>> BEGIN Provided records
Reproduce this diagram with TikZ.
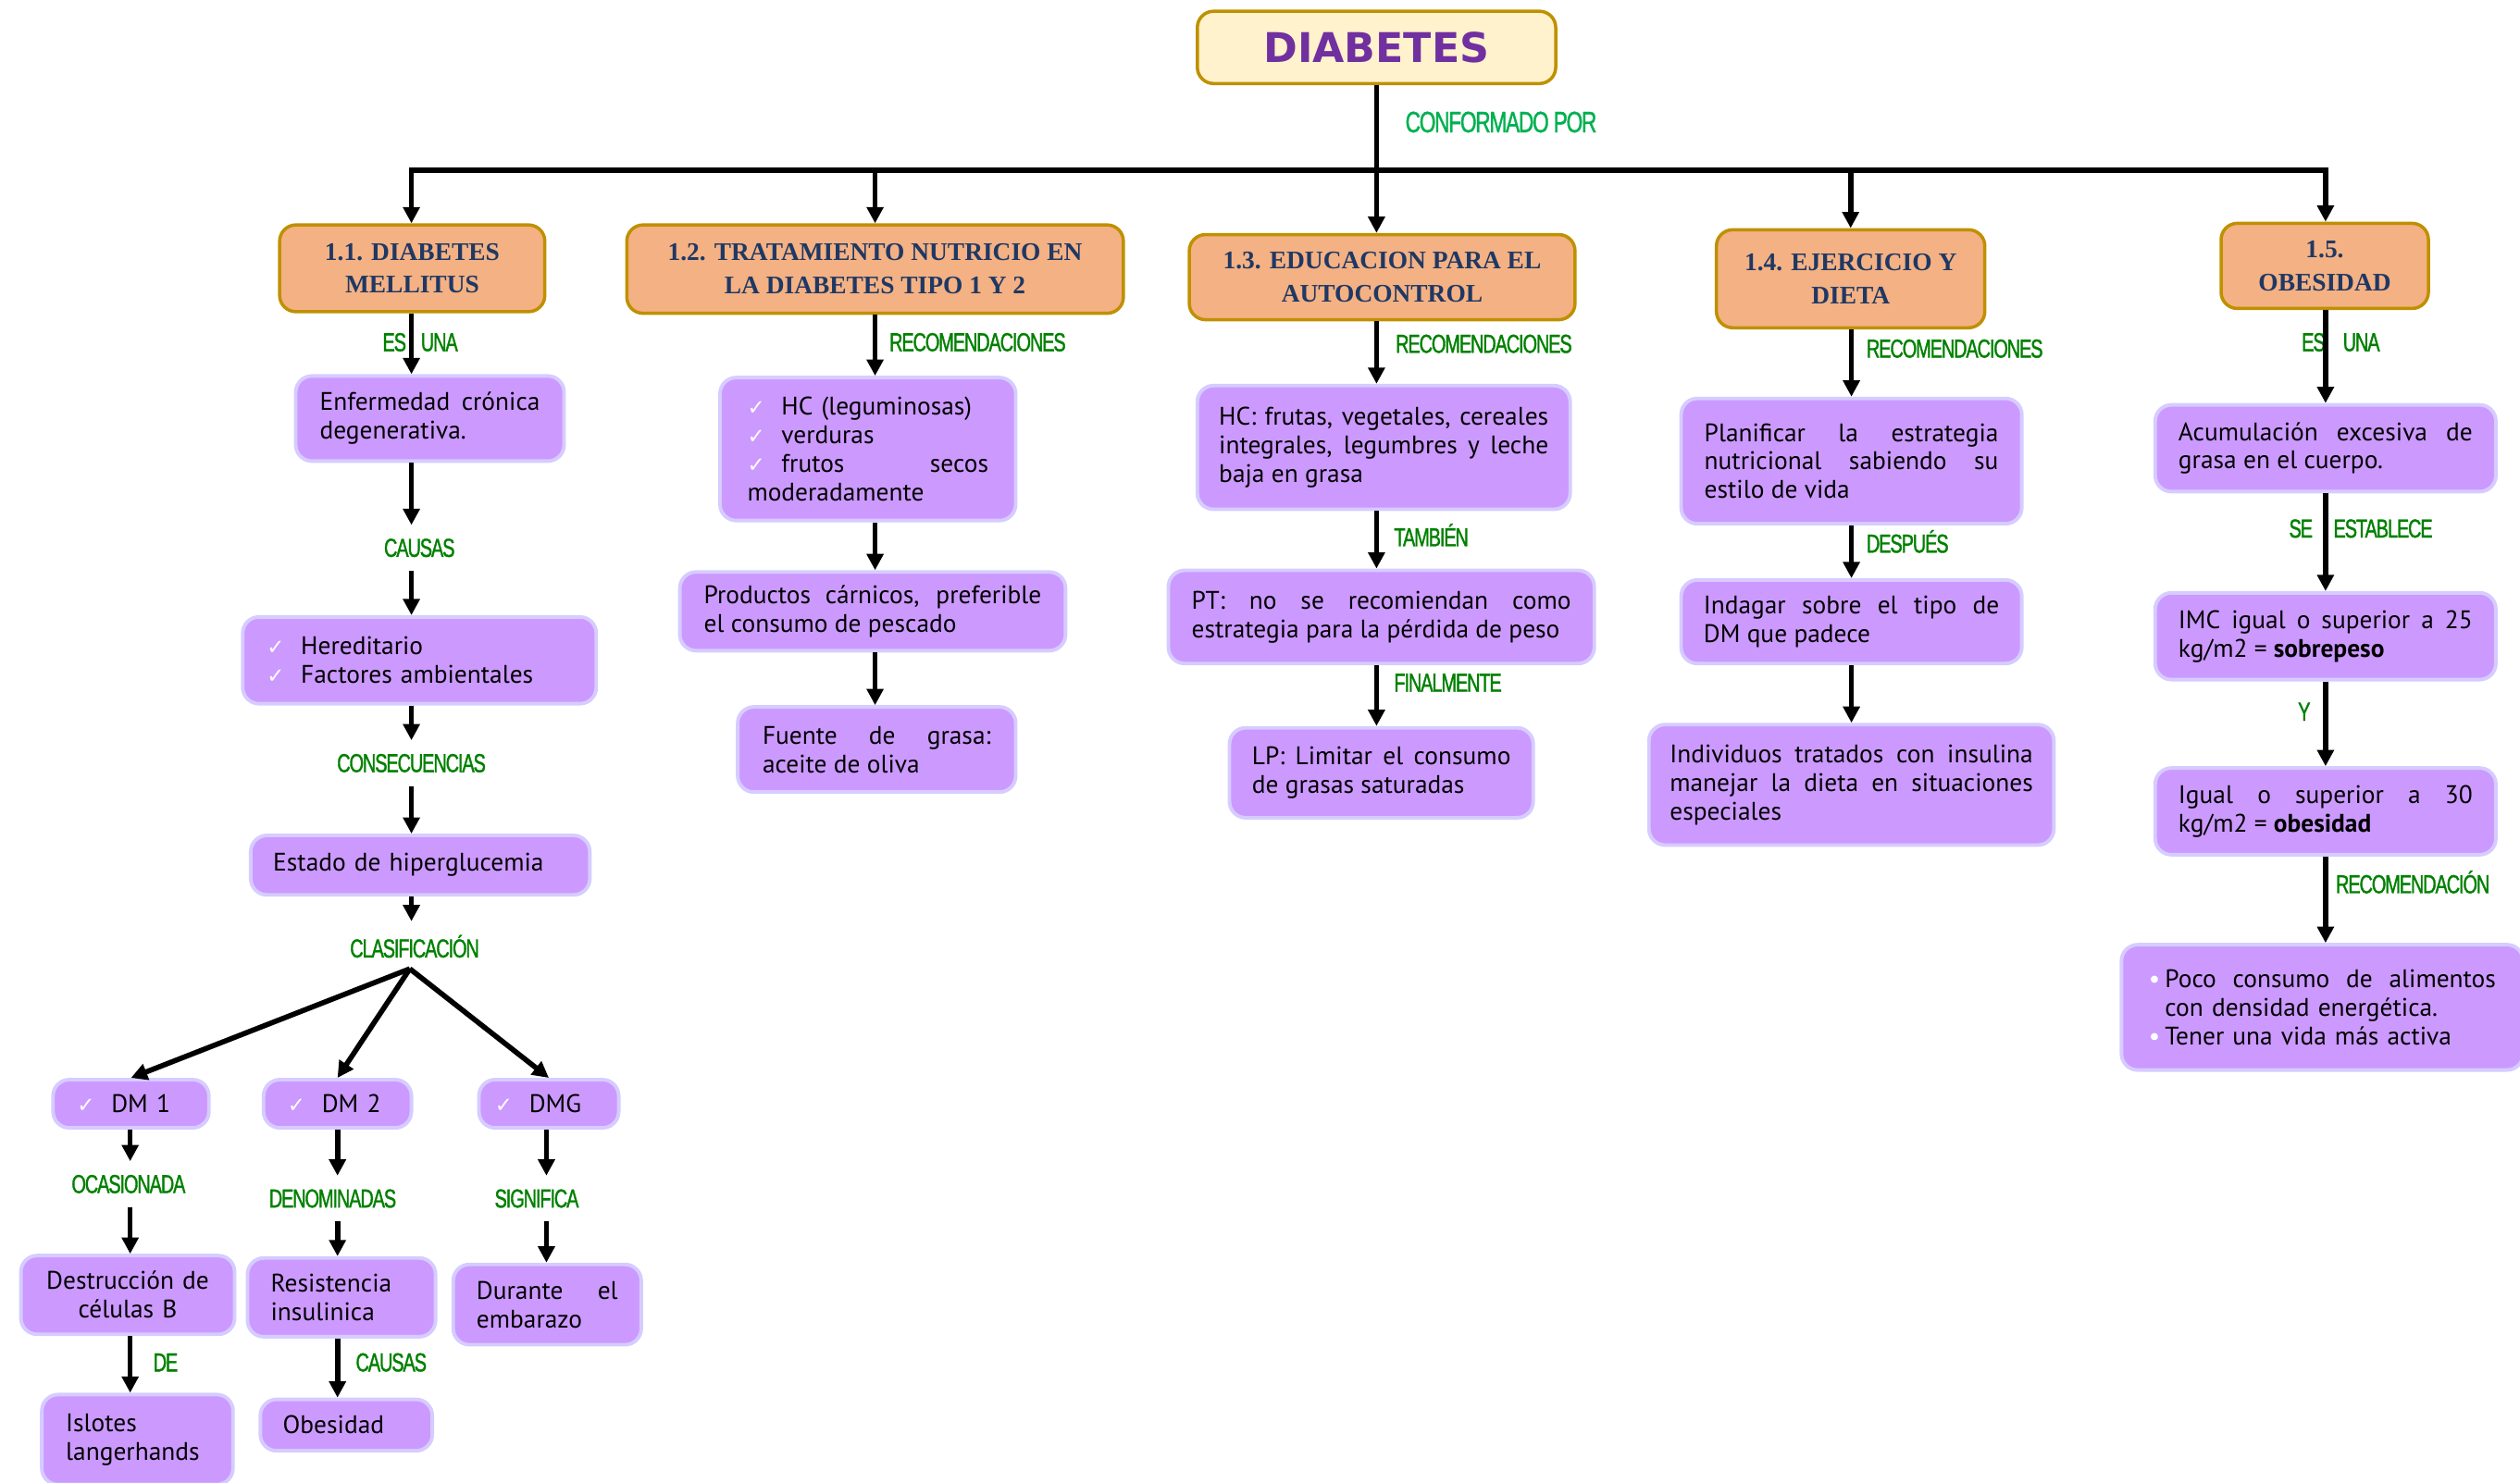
\documentclass[tikz,border=0pt]{standalone}
\usepackage{fontspec}
\setmainfont{PT Sans}
\newfontfamily\hdfont{Liberation Serif}
\newfontfamily\lblfont[FakeStretch=0.71, LetterSpace=-4.0, FakeBold=1.2]{Liberation Sans}
\newfontfamily\symfont{DejaVu Sans}
\usetikzlibrary{arrows.meta}

\definecolor{hdfill}{HTML}{F4B183}
\definecolor{gold}{HTML}{BF9000}
\definecolor{cream}{HTML}{FFF2CC}
\definecolor{navy}{HTML}{1F3864}
\definecolor{ttlpurple}{HTML}{7030A0}
\definecolor{lilac}{HTML}{CC99FF}
\definecolor{lilacline}{HTML}{D6CCFF}
\definecolor{lblgreen}{HTML}{008000}
\definecolor{confgreen}{HTML}{00B050}

\hyphenpenalty=10000
\exhyphenpenalty=10000
\newcommand{\du}{0.017366cm}
\newcommand{\chk}{\makebox[10.5pt][l]{\textcolor{white}{\symfont\fontsize{6.5}{6.5}\selectfont ✓}}}
\newcommand{\blt}{\makebox[5pt][l]{\textcolor{white}{•}}}

\begin{document}
\begin{tikzpicture}[x=\du, y=-\du,
    title/.style={rectangle, rounded corners=5pt, draw=gold, line width=1pt, fill=cream,
      minimum width=223*\du, minimum height=45*\du, text=ttlpurple,
      font=\symfont\bfseries\fontsize{12.6}{14}\selectfont},
    head/.style={rectangle, rounded corners=5pt, draw=gold, line width=1pt, fill=hdfill,
      align=center, text=navy, font=\hdfont\bfseries\fontsize{7.8}{10.2}\selectfont},
    wh/.style 2 args={minimum width=#1*\du, minimum height=#2*\du},
    card/.style={rectangle, rounded corners=5pt, draw=lilacline, line width=1.1pt, fill=lilac,
      inner xsep=0pt, inner ysep=2pt, font=\fontsize{7.8}{8.8}\selectfont},
    sz/.style n args={3}{minimum width=#1*\du, minimum height=#2*\du, text width=#3*\du},
    lbl/.style={text=lblgreen, font=\lblfont\fontsize{8}{8}\selectfont, inner xsep=1pt, inner ysep=4pt},
    link/.style={line width=1.6pt},
    arr/.style={link, -{Triangle[length=5pt,width=5pt]}}]
  \useasboundingbox (0,0) rectangle (1568,923);

  % top
  \node[title] (T) at (856.5,29.5) {DIABETES};
  \node[lbl, text=confgreen, font=\lblfont\fontsize{9.1}{9.1}\selectfont] (conf) at (934,76) {CONFORMADO POR};

  \coordinate (j1) at (256,106);
  \coordinate (j2) at (544.5,106);
  \coordinate (j4) at (1151.5,106);
  \coordinate (j5) at (1447,106);

  \node[head, wh={165}{54}] (H1) at (256.5,167) {1.1. DIABETES\\MELLITUS};
  \node[head, wh={309}{55}] (H2) at (544.5,167.5) {1.2. TRATAMIENTO NUTRICIO EN\\LA DIABETES TIPO 1 Y 2};
  \node[head, wh={240}{53}] (H3) at (860,172.5) {1.3. EDUCACION PARA EL\\AUTOCONTROL};
  \node[head, wh={167}{61}] (H4) at (1151.5,173.5) {1.4. EJERCICIO Y\\DIETA};
  \node[head, wh={129}{53}] (H5) at (1446.5,165.5) {1.5.\\OBESIDAD};

  \draw[link, line cap=rect] (j1) -- (j5);
  \draw[arr] (T.south) -- (T.south |- H3.north);
  \draw[arr] (j1) -- (j1 |- H1.north);
  \draw[arr] (j2) -- (j2 |- H2.north);
  \draw[arr] (j4) -- (j4 |- H4.north);
  \draw[arr] (j5) -- (j5 |- H5.north);

  % 1.1 diabetes mellitus
  \coordinate (c1) at (256,0);
  \node[lbl] (esuna1) at (261.5,213) {ES\hspace{4.5pt}UNA};
  \node[card, sz={167}{53}{137}, align=justify] (P1) at (267.5,260.5) {Enfermedad crónica\linebreak degenerativa.};
  \node[lbl] (causas1) at (261,341) {CAUSAS};
  \node[card, sz={220}{54}{190}, align=left] (P2) at (261,411) {\chk Hereditario\\{}\chk Factores ambientales};
  \node[lbl] (conse) at (256,475) {CONSECUENCIAS};
  \node[card, sz={211}{37}{183}, align=left] (P3) at (261.5,538.5) {Estado de hiperglucemia};
  \node[lbl] (clasif) at (258,589) {CLASIFICACIÓN};
  \coordinate (br) at (255,603);

  \draw[arr] (c1 |- H1.south) -- (c1 |- P1.north);
  \draw[arr] (c1 |- P1.south) -- (c1 |- causas1.north);
  \draw[arr] (c1 |- causas1.south) -- (c1 |- P2.north);
  \draw[arr] (c1 |- P2.south) -- (c1 |- conse.north);
  \draw[arr] (c1 |- conse.south) -- (c1 |- P3.north);
  \draw[arr] (c1 |- P3.south) -- (c1 |- clasif.north);

  \node[card, sz={97}{30}{67}, align=left] (dm1) at (81.5,687) {\chk DM 1};
  \node[card, sz={92}{30}{62}, align=left] (dm2) at (210,687) {\chk DM 2};
  \node[card, sz={87}{30}{67}, align=left] (dmg) at (341.5,687) {\chk DMG};
  \draw[arr] (br) -- (dm1.north);
  \draw[arr] (br) -- (dm2.north);
  \draw[arr] (br) -- (dmg.north);

  % DM 1
  \coordinate (cdm1) at (81,0);
  \node[lbl] (ocas) at (80,737) {OCASIONADA};
  \node[card, sz={133}{49}{110}, align=center] (des) at (79.5,806) {Destrucción de\\células B};
  \node[lbl, anchor=west] (de) at (93,848) {DE};
  \node[card, sz={119}{56}{89}, align=left] (isl) at (85.5,896) {Islotes\\langerhands};
  \draw[arr] (cdm1 |- dm1.south) -- (cdm1 |- ocas.north);
  \draw[arr] (cdm1 |- ocas.south) -- (cdm1 |- des.north);
  \draw[arr] (cdm1 |- des.south) -- (cdm1 |- isl.north);

  % DM 2
  \coordinate (cdm2) at (210,0);
  \node[lbl] (denom) at (207,746) {DENOMINADAS};
  \node[card, sz={117}{49}{88}, align=left] (res) at (212.5,807.5) {Resistencia\\insulinica};
  \node[lbl, anchor=west] (causas2) at (219,848) {CAUSAS};
  \node[card, sz={107}{32}{79}, align=left] (obe) at (215.5,887) {Obesidad};
  \draw[arr] (cdm2 |- dm2.south) -- (cdm2 |- denom.north);
  \draw[arr] (cdm2 |- denom.south) -- (cdm2 |- res.north);
  \draw[arr] (cdm2 |- res.south) -- (cdm2 |- obe.north);

  % DMG
  \coordinate (cdmg) at (340,0);
  \node[lbl] (signif) at (334,746) {SIGNIFICA};
  \node[card, sz={117}{50}{88}, align=justify] (dur) at (340.5,812) {Durante el\linebreak embarazo};
  \draw[arr] (cdmg |- dmg.south) -- (cdmg |- signif.north);
  \draw[arr] (cdmg |- signif.south) -- (cdmg |- dur.north);

  % 1.2 tratamiento nutricio
  \coordinate (c2) at (544.5,0);
  \node[lbl, anchor=west] (rec2) at (551,213) {RECOMENDACIONES};
  \node[card, sz={184}{89}{150}, align=left] (hcl) at (540,279.5) {\chk HC (leguminosas)\\{}\chk verduras\\{}\chk frutos\hfill secos\\moderadamente};
  \node[card, sz={240}{49}{210}, align=justify] (prod) at (543,380.5) {Productos cárnicos, preferible\linebreak el consumo de pescado};
  \node[card, sz={173}{53}{142}, align=justify] (fue) at (545.5,466.5) {Fuente de grasa:\linebreak aceite de oliva};
  \draw[arr] (c2 |- H2.south) -- (c2 |- hcl.north);
  \draw[arr] (c2 |- hcl.south) -- (c2 |- prod.north);
  \draw[arr] (c2 |- prod.south) -- (c2 |- fue.north);

  % 1.3 educacion para el autocontrol
  \coordinate (c3) at (856.5,0);
  \node[lbl, anchor=west] (rec3) at (866,214) {RECOMENDACIONES};
  \node[card, sz={232}{77}{205}, align=justify] (hc) at (861,278.5) {HC: frutas, vegetales, cereales\linebreak integrales, legumbres y leche\linebreak baja en grasa};
  \node[lbl, anchor=west] (tamb) at (865,333) {TAMBIÉN};
  \node[card, sz={265}{58}{236}, align=justify] (pt) at (859.5,384) {PT: no se recomiendan como\linebreak estrategia para la pérdida de peso};
  \node[lbl, anchor=west] (fin) at (865,425) {FINALMENTE};
  \node[card, sz={189}{56}{161}, align=justify] (lp) at (859.5,481) {LP: Limitar el consumo\linebreak de grasas saturadas};
  \draw[arr] (c3 |- H3.south) -- (c3 |- hc.north);
  \draw[arr] (c3 |- hc.south) -- (c3 |- pt.north);
  \draw[arr] (c3 |- pt.south) -- (c3 |- lp.north);

  % 1.4 ejercicio y dieta
  \coordinate (c4) at (1152,0);
  \node[lbl, anchor=west] (rec4) at (1159,217) {RECOMENDACIONES};
  \node[card, sz={212}{78}{183}, align=justify] (plan) at (1152,287) {Planificar la estrategia\linebreak nutricional sabiendo su\linebreak estilo de vida};
  \node[lbl, anchor=west] (desp) at (1159,337) {DESPUÉS};
  \node[card, sz={212}{52}{184}, align=justify] (inda) at (1152,387) {Indagar sobre el tipo de\linebreak DM que padece};
  \node[card, sz={252}{75}{226}, align=justify] (indi) at (1152,488.5) {Individuos tratados con insulina\linebreak manejar la dieta en situaciones\linebreak especiales};
  \draw[arr] (c4 |- H4.south) -- (c4 |- plan.north);
  \draw[arr] (c4 |- plan.south) -- (c4 |- inda.north);
  \draw[arr] (c4 |- inda.south) -- (c4 |- indi.north);

  % 1.5 obesidad
  \coordinate (c5) at (1447,0);
  \node[lbl] (esuna5) at (1456.5,213) {ES\hspace{5.4pt}UNA};
  \node[card, sz={212}{54}{183}, align=justify] (acu) at (1447,279) {Acumulación excesiva de\linebreak grasa en el cuerpo.};
  \node[lbl] (seest) at (1469,329) {SE\hspace{6.4pt}ESTABLECE};
  \node[card, sz={212}{54}{183}, align=justify] (imc) at (1447,396) {IMC igual o superior a 25\linebreak kg/m2 = \textbf{sobrepeso}};
  \node[lbl, anchor=east] (y5) at (1440,443) {Y};
  \node[card, sz={212}{54}{183}, align=justify] (igu) at (1447,505) {Igual o superior a 30\linebreak kg/m2 = \textbf{obesidad}};
  \node[lbl, anchor=west] (reco5) at (1451,549) {RECOMENDACIÓN};
  \node[card, sz={250}{78}{216}, align=left] (poco) at (1445,627) {\blt Poco\hfill consumo\hfill de\hfill alimentos\\\hspace*{5pt}con densidad energética.\\{}\blt Tener una vida más activa};
  \draw[arr] (c5 |- H5.south) -- (c5 |- acu.north);
  \draw[arr] (c5 |- acu.south) -- (c5 |- imc.north);
  \draw[arr] (c5 |- imc.south) -- (c5 |- igu.north);
  \draw[arr] (c5 |- igu.south) -- (c5 |- poco.north);
\end{tikzpicture}
\end{document}
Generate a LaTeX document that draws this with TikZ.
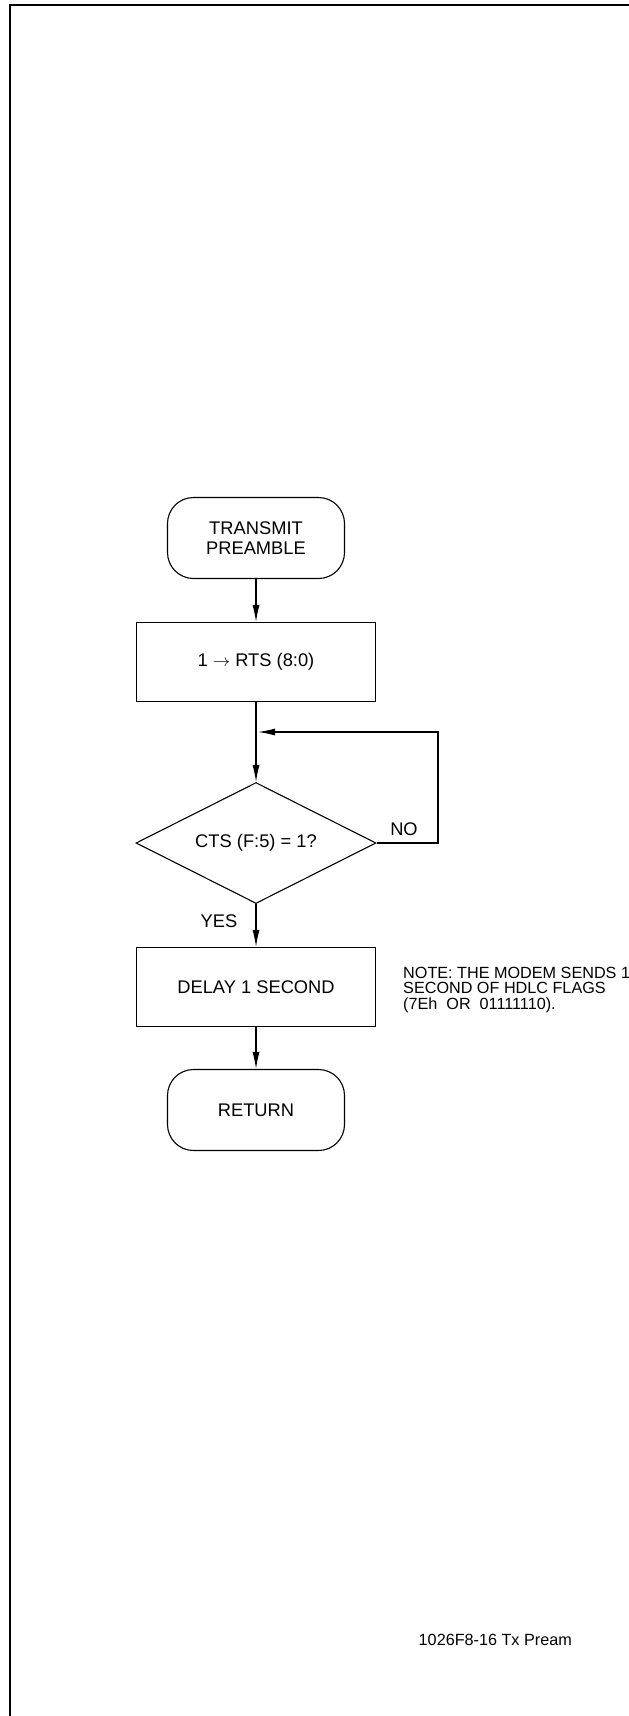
\documentclass[tikz,border=0pt]{standalone}
\usepackage{fontspec}
\setmainfont{Liberation Sans}
\usetikzlibrary{shapes.geometric,arrows.meta}
\begin{document}
\begin{tikzpicture}[x=1pt,y=-1pt,
  base/.style={draw, line width=1.1pt, inner sep=0pt, align=center,
    font=\fontsize{18.3}{19.5}\selectfont},
  term/.style={base, rectangle, rounded corners=26pt, minimum width=177pt, minimum height=81pt},
  procbox/.style={base, rectangle, minimum width=239pt, minimum height=79pt},
  decision/.style={base, diamond, aspect=2, minimum width=240pt, minimum height=121pt},
  lbl/.style={inner sep=0pt, font=\fontsize{18.3}{19.5}\selectfont},
  small/.style={inner sep=0pt, align=left, font=\fontsize{16.2}{15.5}\selectfont},
  arr/.style={line width=1.1pt, -{Latex[length=17pt,width=7pt]}},
  conn/.style={line width=1.1pt}]
\useasboundingbox (0,0) rectangle (629,1716);
% frame
\draw[line width=2pt] (10,1720) -- (10,5) -- (640,5);
% nodes
\node[term] (start) at (256,538) {TRANSMIT\\PREAMBLE};
\node[procbox] (rts) at (256,662) {1 $\rightarrow$ RTS (8:0)};
\node[decision] (cts) at (256,843) {CTS (F:5) = 1?};
\node[procbox] (delay) at (256,987) {DELAY 1 SECOND};
\node[term] (ret) at (256,1110) {RETURN};
\coordinate (loopR) at (438,732);
\coordinate (loopTip) at (258,732);
\node[lbl] (no) at (404,829) {NO};
\node[lbl] (yes) at (219,921) {YES};
\node[small, anchor=west] (note) at (403,990) {NOTE: THE MODEM SENDS 1\\SECOND OF HDLC FLAGS\\(7Eh\ \ OR\ \ 01111110).};
\node[small, anchor=east] (foot) at (572,1640) {1026F8-16 Tx Pream};
% connectors
\draw[arr] (start) -- (rts);
\draw[arr] (rts) -- (cts);
\draw[arr] (cts.east) -| (loopR) -- (loopTip);
\draw[arr] (cts) -- (delay);
\draw[arr] (delay) -- (ret);
\end{tikzpicture}
\end{document}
>> END Provided records
— What is expected —
From the first line of the material down to the line containing "(j5) at (1447,106);", inclusive, return each line exactly, skipping any picture.

— Task response —
Reproduce this diagram with TikZ.
\documentclass[tikz,border=0pt]{standalone}
\usepackage{fontspec}
\setmainfont{PT Sans}
\newfontfamily\hdfont{Liberation Serif}
\newfontfamily\lblfont[FakeStretch=0.71, LetterSpace=-4.0, FakeBold=1.2]{Liberation Sans}
\newfontfamily\symfont{DejaVu Sans}
\usetikzlibrary{arrows.meta}

\definecolor{hdfill}{HTML}{F4B183}
\definecolor{gold}{HTML}{BF9000}
\definecolor{cream}{HTML}{FFF2CC}
\definecolor{navy}{HTML}{1F3864}
\definecolor{ttlpurple}{HTML}{7030A0}
\definecolor{lilac}{HTML}{CC99FF}
\definecolor{lilacline}{HTML}{D6CCFF}
\definecolor{lblgreen}{HTML}{008000}
\definecolor{confgreen}{HTML}{00B050}

\hyphenpenalty=10000
\exhyphenpenalty=10000
\newcommand{\du}{0.017366cm}
\newcommand{\chk}{\makebox[10.5pt][l]{\textcolor{white}{\symfont\fontsize{6.5}{6.5}\selectfont ✓}}}
\newcommand{\blt}{\makebox[5pt][l]{\textcolor{white}{•}}}

\begin{document}
\begin{tikzpicture}[x=\du, y=-\du,
    title/.style={rectangle, rounded corners=5pt, draw=gold, line width=1pt, fill=cream,
      minimum width=223*\du, minimum height=45*\du, text=ttlpurple,
      font=\symfont\bfseries\fontsize{12.6}{14}\selectfont},
    head/.style={rectangle, rounded corners=5pt, draw=gold, line width=1pt, fill=hdfill,
      align=center, text=navy, font=\hdfont\bfseries\fontsize{7.8}{10.2}\selectfont},
    wh/.style 2 args={minimum width=#1*\du, minimum height=#2*\du},
    card/.style={rectangle, rounded corners=5pt, draw=lilacline, line width=1.1pt, fill=lilac,
      inner xsep=0pt, inner ysep=2pt, font=\fontsize{7.8}{8.8}\selectfont},
    sz/.style n args={3}{minimum width=#1*\du, minimum height=#2*\du, text width=#3*\du},
    lbl/.style={text=lblgreen, font=\lblfont\fontsize{8}{8}\selectfont, inner xsep=1pt, inner ysep=4pt},
    link/.style={line width=1.6pt},
    arr/.style={link, -{Triangle[length=5pt,width=5pt]}}]
  \useasboundingbox (0,0) rectangle (1568,923);

  % top
  \node[title] (T) at (856.5,29.5) {DIABETES};
  \node[lbl, text=confgreen, font=\lblfont\fontsize{9.1}{9.1}\selectfont] (conf) at (934,76) {CONFORMADO POR};

  \coordinate (j1) at (256,106);
  \coordinate (j2) at (544.5,106);
  \coordinate (j4) at (1151.5,106);
  \coordinate (j5) at (1447,106);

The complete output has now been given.